Employment specialists highly debated whether or not a cover letter is necessary when applying for a job. I only sometimes include a cover letter, but it will be okay with your chances of securing a job interview. It will likely increase your odds of meeting with the employer.
A Reddit user is concerned about what to include in their cover letter. The biggest concern is their lack of experience, which doesn’t have anything to do with their cover letter.
“I am trying to get an internship at a Holocaust memorial museum. I am an English literature and history major and have a lot of volunteer experience working in libraries. I’ve done just about everything in a library. Shelving/reshelving books, working the register at their bookstore, supervising children’s and family’s events, etc. I’ve also worked as a nanny and as a caregiver in the past, so I have a lot of experience with children and the elderly. The job itself is basically to help educate the public on the Holocaust, to work with survivors, and to lead tours around the museum.
I plan to focus on Jewish studies and Slavonic studies when I get my master’s in the future. For my bachelor’s, I’ve taken a large number of classes on WWII and Europe, and a lot of that overlaps with Jewish studies. Even though I’m not Jewish, I am extremely passionate about this topic because my family is from Germany. The reason I’m a tiny bit nervous now is because one of my close friends is also applying, and she’s done way more than me. Like she’s the president of our school’s Hillel, which I do help her with occasionally but not really enough to put it in a cover letter. And she does a lot more than that.
How do I write a cover letter that showcases why they should give me an interview at all even though I feel like my experience is definitely inadequate in comparison? A template would be helpful, but any advice or tips would be greatly appreciated as well.”
- What you should include on your cover letter and questioning whether or not you have enough experience are two separate issues. I was a front-line manager, and I am now a senior manager. I have never believed that somebody shouldn’t be given an opportunity because they don’t have enough experience. You’re getting too caught up in somebody else’s experience and not focusing enough on you.
- Your cover letter will go a long way to showing the hiring manager the experience you do have.

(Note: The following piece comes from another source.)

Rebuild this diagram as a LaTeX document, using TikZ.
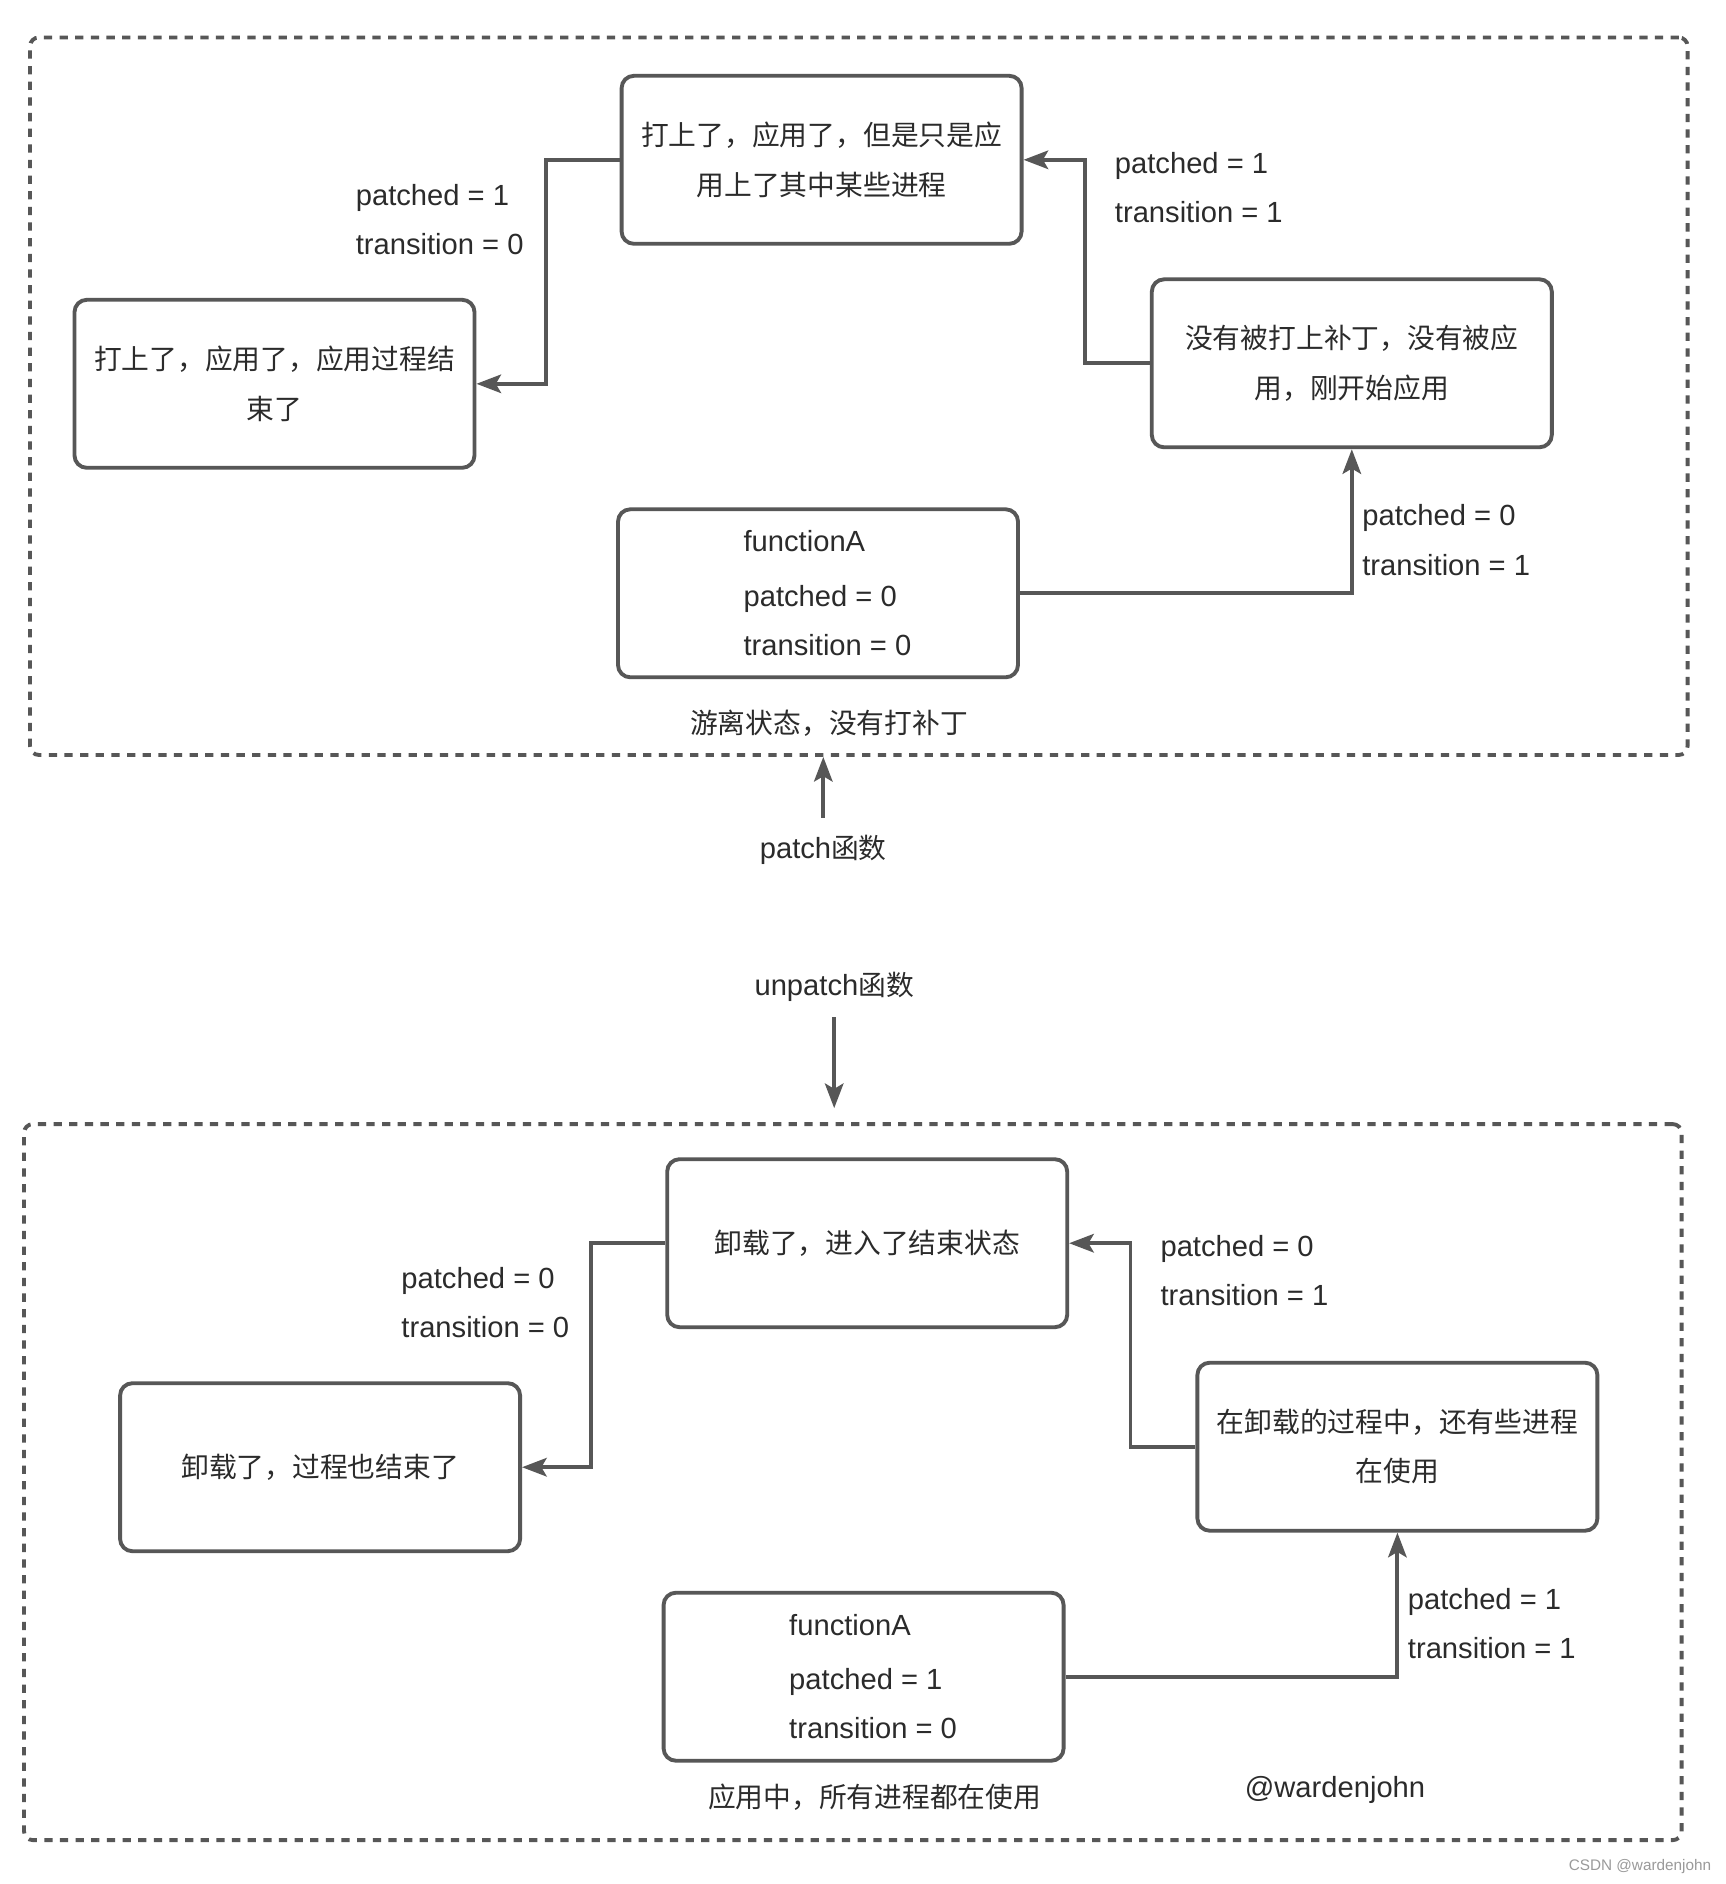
\documentclass[tikz,border=0pt]{standalone}
\usepackage{fontspec}
\setmainfont{Noto Sans CJK SC}
\newfontfamily\lat{Liberation Sans}[Scale=1.05]
\usetikzlibrary{arrows.meta,positioning}
\definecolor{linegray}{HTML}{575757}
\definecolor{textgray}{HTML}{2B2B2B}
\definecolor{markgray}{HTML}{9A9A9A}
\newcommand{\diagfont}{\fontsize{15.8pt}{28pt}\selectfont}
\newcommand{\ind}{\hspace*{3.8mm}}

\begin{document}
\begin{tikzpicture}[x=0.2mm,y=-0.2mm]
    \tikzset{>={Stealth[length=14pt,width=10.5pt,inset=3pt]}}
    \tikzset{state/.style={draw=linegray,line width=2.2pt,rounded corners=7pt,minimum width=80mm,minimum height=33.6mm,align=center,text=textgray,font=\diagfont}}
    \tikzset{frame/.style={draw=linegray,line width=2.2pt,dash pattern=on 4.7pt off 4.2pt,rounded corners=5pt,minimum width=331.5mm}}
    \tikzset{cond/.style={anchor=west,align=left,inner sep=0pt,text=textgray,font=\diagfont\lat}}
    \tikzset{note/.style={inner sep=0pt,text=textgray,font=\diagfont}}
    \tikzset{link/.style={->,draw=linegray,line width=2.2pt}}
  %\draw[step=100,gray,very thin] (0,0) grid (1726,1884);

  \path[use as bounding box,fill=white] (0,0) rectangle (1726,1884);

  % upper frame
\node[frame,minimum height=143.5mm] (T) at (858.8,396.2) {};
\node[state] (A1) at (821.6,159.8) {打上了，应用了，但是只是应\\用上了其中某些进程};
\node[state] (D1) at (274.5,383.8) {打上了，应用了，应用过程结\\束了};
\node[state] (N1) at (1351.8,363.3) {没有被打上补丁，没有被应\\用，刚开始应用};
\node[state,font=\diagfont\lat,align=left] (F1) at (818,593.3) {\ind functionA\\[3pt]\ind patched = 0\\\ind transition = 0};
\node[note,below=6mm of F1,xshift=2.2mm] (S1) {游离状态，没有打补丁};

\node[cond] (C1) at (1362,540) {patched = 0\\transition = 1};
\node[cond] (C2) at (1114.6,187.3) {patched = 1\\transition = 1};
\node[cond] (C3) at (355.5,219.2) {patched = 1\\transition = 0};

\draw [link] (F1.east) -| (N1.south);
\draw [link] (N1.west) -- ++(-65,0) |- (A1.east);
\draw [link] (A1.west) -- ++(-74,0) |- (D1.east);

  % patch / unpatch
\node[note] (PF) at (823.3,850) {{\lat patch}函数};
\node[note] (UF) at (834.2,987) {{\lat unpatch}函数};

  % lower frame
\node[frame,minimum height=143.2mm] (B) at (852.8,1482.1) {};
\node[state] (A2) at (867.2,1243.2) {卸载了，进入了结束状态};
\node[state] (D2) at (320.1,1467.2) {卸载了，过程也结束了};
\node[state] (N2) at (1397.4,1446.7) {在卸载的过程中，还有些进程\\在使用};
\node[state,font=\diagfont\lat,align=left] (F2) at (863.6,1676.7) {\ind functionA\\[3pt]\ind patched = 1\\\ind transition = 0};
\node[note,below=4.2mm of F2,xshift=2.2mm] (S2) {应用中，所有进程都在使用};

\node[cond] (C4) at (1407.6,1623.4) {patched = 1\\transition = 1};
\node[cond] (C5) at (1160.2,1270.7) {patched = 0\\transition = 1};
\node[cond] (C6) at (401.1,1302.6) {patched = 0\\transition = 0};

\draw [link] (F2.east) -| (N2.south);
\draw [link] (N2.west) -- ++(-65,0) |- (A2.east);
\draw [link] (A2.west) -- ++(-74,0) |- (D2.east);

\draw [link,shorten <=3.4mm] (PF.north) -- (PF |- T.south);
\draw [link,shorten <=3mm,shorten >=2.8mm] (UF.south) -- (UF |- B.north);

\node[note,font=\diagfont\lat] (W) at (1335,1790) {@wardenjohn};
\node[note,text=markgray,font=\fontsize{8.3pt}{10pt}\selectfont\lat] (M) at (1640,1867) {CSDN @wardenjohn};

\end{tikzpicture}
\end{document}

It’s also an opportunity to show your knowledge and why you would be a good fit for the job and the organization. Your cover letter is an excellent time for you to talk about your transferable skills and your professionalism. A candidate’s fit within the organization is a lot more important than their experience.
- Write your resume first, and then write your cover letter. Use the job description to highlight your skills and qualifications based on the job description. Don’t send anything generic or add a lot of filler. Use their job description to show why you’re the right candidate.
- Think of your cover letter as an advertising brochure. You don’t see companies like Nike talking about ADIDAS or Reebok. They are focused on their brand and their products. Use your cover letter to sell your personal brand and what you would bring as an employee.
I hope this helps. Go into this application process with confidence. Don’t worry about other people’s experience; focus on yourself and what you bring to the company.